On ne peignait certainement pas un dieu, loin s’en faut, d’autant plus qu’il n’y croyait pas lui-même, mais sa générosité, son amour pour les autres, était incomparable. Un témoignage d’un ami parlait du temps où, jeune officier, on lui amenait un détenu accusé de vol. Quand apparaissait le suspect pour l’interrogation par l’officier en charge qui était Paul Laraque, il allongeait sa main à l’accusé et empoignait la sienne fortement. C’était évident qu’il n’était pas un officier comme les autres, enivrés par les impératifs de la loi et l’ordre du moment.
Il était différent, gentil, généreux et créatif, un grand homme d’idées, d’émotions et d’action qui croyait à la force de la praxis volitive comme génératrice de changement. Il croyait, surtout, qu’en dernière analyse le changement doit être existentiellement qualitatif, non affecté par les considérations mesquines. Jusqu’à la fin il restait fidèle aux idéaux de la révolution socialiste, la croyance en la possibilité de créer un monde libéré de l’exploitation de classe, de la domination étrangère et des carcans du sous-développement. Un monde réhumanisé, pratiquant la solidarité à toutes les instances des interactions sociales.

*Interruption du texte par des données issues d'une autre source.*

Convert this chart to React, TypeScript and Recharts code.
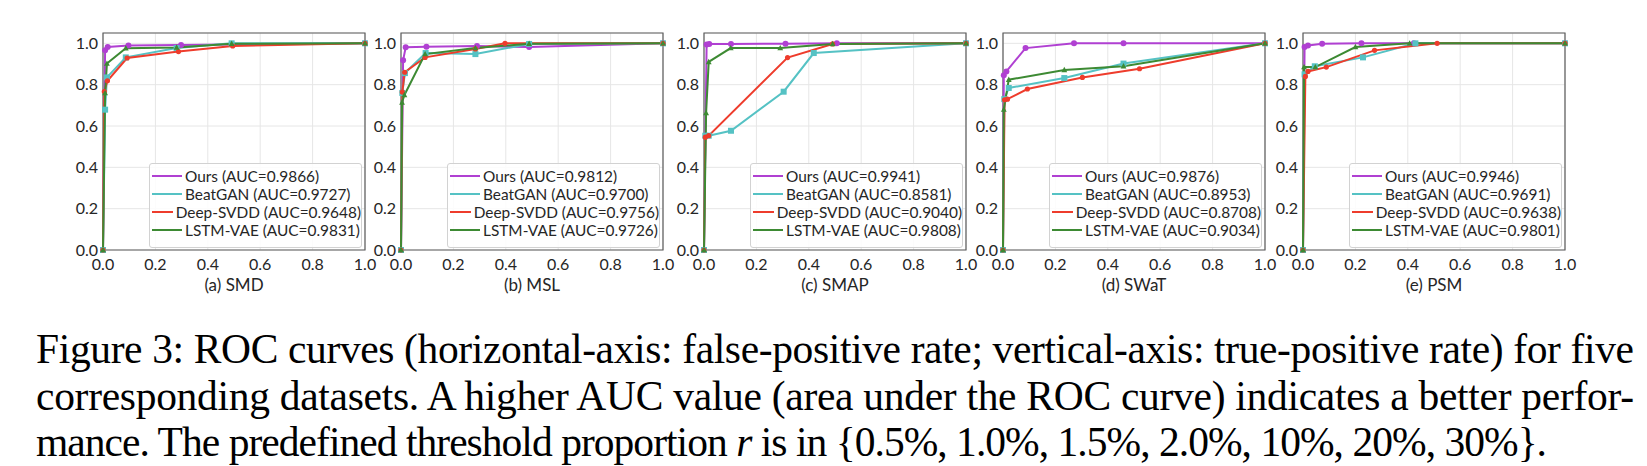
import React from 'react';
import { LineChart, Line, XAxis, YAxis, CartesianGrid, ReferenceArea, Legend } from 'recharts';

type Pt = [number, number];

const METHODS = ['Ours', 'BeatGAN', 'Deep-SVDD', 'LSTM-VAE'];
const METHOD_COLORS = ['#b040d2', '#55c2c4', '#ee3c2c', '#3d8a33'];
const DATASETS = ['(a) SMD', '(b) MSL', '(c) SMAP', '(d) SWaT', '(e) PSM'];
const X_TICKS = [0, 0.2, 0.4, 0.6, 0.8, 1.0];
const Y_TICKS = [0, 0.2, 0.4, 0.6, 0.8, 1.0];

// AUC values, in METHODS order
const AUC_SMD = [0.9866, 0.9727, 0.9648, 0.9831];
const AUC_MSL = [0.9812, 0.97, 0.9756, 0.9726];
const AUC_SMAP = [0.9941, 0.8581, 0.904, 0.9808];
const AUC_SWAT = [0.9876, 0.8953, 0.8708, 0.9034];
const AUC_PSM = [0.9946, 0.9691, 0.9638, 0.9801];

// ROC points as [false-positive rate, true-positive rate]
const SMD_OURS: Pt[] = [[0, 0], [0.008, 0.966], [0.018, 0.982], [0.097, 0.99], [0.298, 0.992], [1, 1]];
const SMD_BEATGAN: Pt[] = [[0, 0], [0.008, 0.679], [0.015, 0.835], [0.087, 0.932], [0.281, 0.977], [0.491, 1.0], [1, 1]];
const SMD_DEEPSVDD: Pt[] = [[0, 0], [0.005, 0.767], [0.017, 0.819], [0.092, 0.929], [0.288, 0.96], [0.495, 0.987], [1, 1]];
const SMD_LSTMVAE: Pt[] = [[0, 0], [0.008, 0.759], [0.015, 0.902], [0.087, 0.976], [0.281, 0.98], [0.491, 0.998], [1, 1]];

const MSL_OURS: Pt[] = [[0, 0], [0.008, 0.918], [0.018, 0.981], [0.097, 0.983], [0.29, 0.987], [0.489, 0.982], [1, 1]];
const MSL_BEATGAN: Pt[] = [[0, 0], [0.005, 0.76], [0.015, 0.856], [0.094, 0.953], [0.284, 0.948], [0.489, 0.997], [1, 1]];
const MSL_DEEPSVDD: Pt[] = [[0, 0], [0.005, 0.764], [0.014, 0.86], [0.092, 0.932], [0.284, 0.973], [0.397, 1.0], [1, 1]];
const MSL_LSTMVAE: Pt[] = [[0, 0], [0.004, 0.714], [0.013, 0.75], [0.092, 0.948], [0.284, 0.977], [0.489, 0.998], [1, 1]];

const SMAP_OURS: Pt[] = [[0, 0], [0.01, 0.994], [0.02, 0.997], [0.103, 0.997], [0.311, 0.998], [0.507, 1.0], [1, 1]];
const SMAP_BEATGAN: Pt[] = [[0, 0], [0.005, 0.553], [0.018, 0.553], [0.103, 0.577], [0.304, 0.766], [0.419, 0.953], [1, 1]];
const SMAP_DEEPSVDD: Pt[] = [[0, 0], [0.005, 0.546], [0.018, 0.553], [0.319, 0.931], [0.491, 0.997], [1, 1]];
const SMAP_LSTMVAE: Pt[] = [[0, 0], [0.008, 0.663], [0.018, 0.91], [0.102, 0.977], [0.291, 0.977], [0.491, 0.997], [1, 1]];

const SWAT_OURS: Pt[] = [[0, 0], [0.003, 0.845], [0.013, 0.864], [0.086, 0.977], [0.271, 1.0], [0.46, 1.0], [1, 1]];
const SWAT_BEATGAN: Pt[] = [[0, 0], [0.005, 0.73], [0.022, 0.784], [0.234, 0.832], [0.46, 0.902], [1, 1]];
const SWAT_DEEPSVDD: Pt[] = [[0, 0], [0.006, 0.727], [0.017, 0.73], [0.093, 0.779], [0.303, 0.835], [0.521, 0.877], [1, 1]];
const SWAT_LSTMVAE: Pt[] = [[0, 0], [0.003, 0.679], [0.022, 0.824], [0.234, 0.871], [0.46, 0.889], [1, 1]];

const PSM_OURS: Pt[] = [[0, 0], [0.006, 0.982], [0.019, 0.99], [0.073, 0.998], [0.223, 1.0], [0.423, 1.0], [1, 1]];
const PSM_BEATGAN: Pt[] = [[0, 0], [0.006, 0.85], [0.045, 0.889], [0.229, 0.932], [0.429, 1.0], [1, 1]];
const PSM_DEEPSVDD: Pt[] = [[0, 0], [0.009, 0.84], [0.019, 0.864], [0.089, 0.885], [0.273, 0.966], [0.512, 1.0], [1, 1]];
const PSM_LSTMVAE: Pt[] = [[0, 0], [0.004, 0.885], [0.047, 0.885], [0.2, 0.982], [0.407, 1.0], [1, 1]];

const PANELS = [
  { title: DATASETS[0], auc: AUC_SMD, curves: [SMD_OURS, SMD_BEATGAN, SMD_DEEPSVDD, SMD_LSTMVAE] },
  { title: DATASETS[1], auc: AUC_MSL, curves: [MSL_OURS, MSL_BEATGAN, MSL_DEEPSVDD, MSL_LSTMVAE] },
  { title: DATASETS[2], auc: AUC_SMAP, curves: [SMAP_OURS, SMAP_BEATGAN, SMAP_DEEPSVDD, SMAP_LSTMVAE] },
  { title: DATASETS[3], auc: AUC_SWAT, curves: [SWAT_OURS, SWAT_BEATGAN, SWAT_DEEPSVDD, SWAT_LSTMVAE] },
  { title: DATASETS[4], auc: AUC_PSM, curves: [PSM_OURS, PSM_BEATGAN, PSM_DEEPSVDD, PSM_LSTMVAE] },
];

const CAPTION_LINES = [
  'Figure 3: ROC curves (horizontal-axis: false-positive rate; vertical-axis: true-positive rate) for five',
  'corresponding datasets. A higher AUC value (area under the ROC curve) indicates a better perfor-',
];

// layout
const PLOT_LEFTS = [103, 401, 704, 1003, 1303];
const PLOT_W = 262;
const Y_AXIS_W = 40;
const PLOT_TOP = 33;
const PLOT_BOTTOM = 250;
const X_AXIS_H = 46;
const CHART_W = Y_AXIS_W + PLOT_W + 18;
const CHART_H = PLOT_BOTTOM + X_AXIS_H;
const FONT = 'Lato, "Open Sans", sans-serif';
const TEXT_COLOR = '#262626';

const makeDot = (m: number) => (props: any) => {
  const { cx, cy, index } = props;
  const c = METHOD_COLORS[m];
  const key = `d-${m}-${index}`;
  if (cx == null || cy == null) return <g key={key} />;
  if (m === 0) return <circle key={key} cx={cx} cy={cy} r={3} fill={c} />;
  if (m === 1) return <rect key={key} x={cx - 3} y={cy - 3} width={6} height={6} fill={c} />;
  if (m === 2) return <circle key={key} cx={cx} cy={cy} r={2.6} fill={c} />;
  return <path key={key} d={`M${cx},${cy - 3.2} L${cx + 2.9},${cy + 2.2} L${cx - 2.9},${cy + 2.2} Z`} fill={c} />;
};

const LegendBox = ({ auc }: { auc: number[] }) => (
  <div
    style={{
      boxSizing: 'border-box',
      width: 213,
      height: 85,
      border: '1px solid #d2d2d2',
      borderRadius: 3,
      background: 'rgba(255,255,255,0.85)',
      paddingTop: 3,
      fontFamily: FONT,
      fontSize: 15.4,
      color: TEXT_COLOR,
      whiteSpace: 'nowrap',
    }}
  >
    {METHODS.map((name, i) => (
      <div key={name} style={{ height: 18, display: 'flex', alignItems: 'center' }}>
        <div style={{ width: 30, height: 0, borderTop: `2px solid ${METHOD_COLORS[i]}`, marginLeft: 2, marginRight: 3 }} />
        <span>{`${name} (AUC=${auc[i].toFixed(4)})`}</span>
      </div>
    ))}
  </div>
);

const RocPanel = ({ panel, left }: { panel: (typeof PANELS)[number]; left: number }) => (
  <div style={{ position: 'absolute', left: left - Y_AXIS_W, top: 0 }}>
    <LineChart
      width={CHART_W}
      height={CHART_H}
      margin={{ top: PLOT_TOP, right: CHART_W - Y_AXIS_W - PLOT_W, bottom: 0, left: 0 }}
    >
      <CartesianGrid stroke="#e6e6e6" strokeWidth={1} />
      <XAxis
        type="number"
        dataKey="x"
        domain={[0, 1]}
        ticks={X_TICKS}
        interval={0}
        tickFormatter={(v: number) => v.toFixed(1)}
        axisLine={false}
        tickLine={false}
        tickSize={0}
        tickMargin={9}
        height={X_AXIS_H}
        tick={{ fill: TEXT_COLOR, fontSize: 16, fontFamily: FONT }}
        label={{ value: panel.title, position: 'insideBottom', offset: 5, fill: TEXT_COLOR, fontSize: 17, fontFamily: FONT }}
      />
      <YAxis
        type="number"
        domain={[0, 1.05]}
        ticks={Y_TICKS}
        interval={0}
        tickFormatter={(v: number) => v.toFixed(1)}
        axisLine={false}
        tickLine={false}
        tickSize={0}
        tickMargin={5}
        width={Y_AXIS_W}
        tick={{ fill: TEXT_COLOR, fontSize: 16, fontFamily: FONT }}
      />
      <ReferenceArea x1={0} x2={1} y1={0} y2={1.05} fill="none" stroke="#5c5c5c" strokeWidth={1.2} />
      {panel.curves.map((pts, m) => (
        <Line
          key={METHODS[m]}
          name={METHODS[m]}
          data={pts.map(([x, y]) => ({ x, y }))}
          dataKey="y"
          type="linear"
          stroke={METHOD_COLORS[m]}
          strokeWidth={2}
          dot={makeDot(m)}
          activeDot={false}
          isAnimationActive={false}
        />
      ))}
      <Legend
        layout="vertical"
        align="center"
        verticalAlign="middle"
        wrapperStyle={{ left: Y_AXIS_W + PLOT_W - 3 - 213, top: 163, width: 213, height: 85 }}
        content={() => <LegendBox auc={panel.auc} />}
      />
    </LineChart>
  </div>
);

const CAPTION_FONT = '"Liberation Serif", "Times New Roman", serif';

export default function App() {
  return (
    <div style={{ position: 'absolute', left: 0, top: 0, width: 1647, height: 466, background: '#fff', overflow: 'hidden' }}>
      {PANELS.map((p, i) => (
        <RocPanel key={p.title} panel={p} left={PLOT_LEFTS[i]} />
      ))}
      <svg width={1647} height={466} style={{ position: 'absolute', left: 0, top: 0, pointerEvents: 'none' }}>
        <g fontFamily={CAPTION_FONT} fontSize={41.5} fill="#000">
          <text x={36} y={363} textLength={1598} lengthAdjust="spacing">{CAPTION_LINES[0]}</text>
          <text x={36} y={409.5} textLength={1598} lengthAdjust="spacing">{CAPTION_LINES[1]}</text>
          <text x={36} y={456} textLength={1511} lengthAdjust="spacing">
            mance. The predefined threshold proportion <tspan fontStyle="italic">r</tspan> is in {'{'}0.5%, 1.0%, 1.5%, 2.0%, 10%, 20%, 30%{'}'}.
          </text>
        </g>
      </svg>
    </div>
  );
}
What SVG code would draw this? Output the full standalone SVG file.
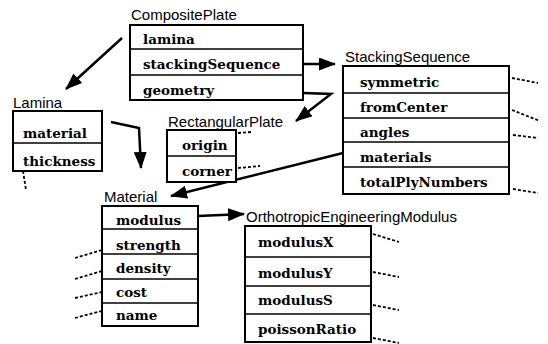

Jean-Paul Sartre a parlé de l’immortalité que peut atteindre l’écrivain dans le sens que ses œuvres, praxis politique et idéaux humanistes se passent de génération en génération, dépassant la finitude de son individuel être physique. Nous croyons de même pour Paul Laraque dont l’esprit de combat pour changer la vie ne mourra jamais.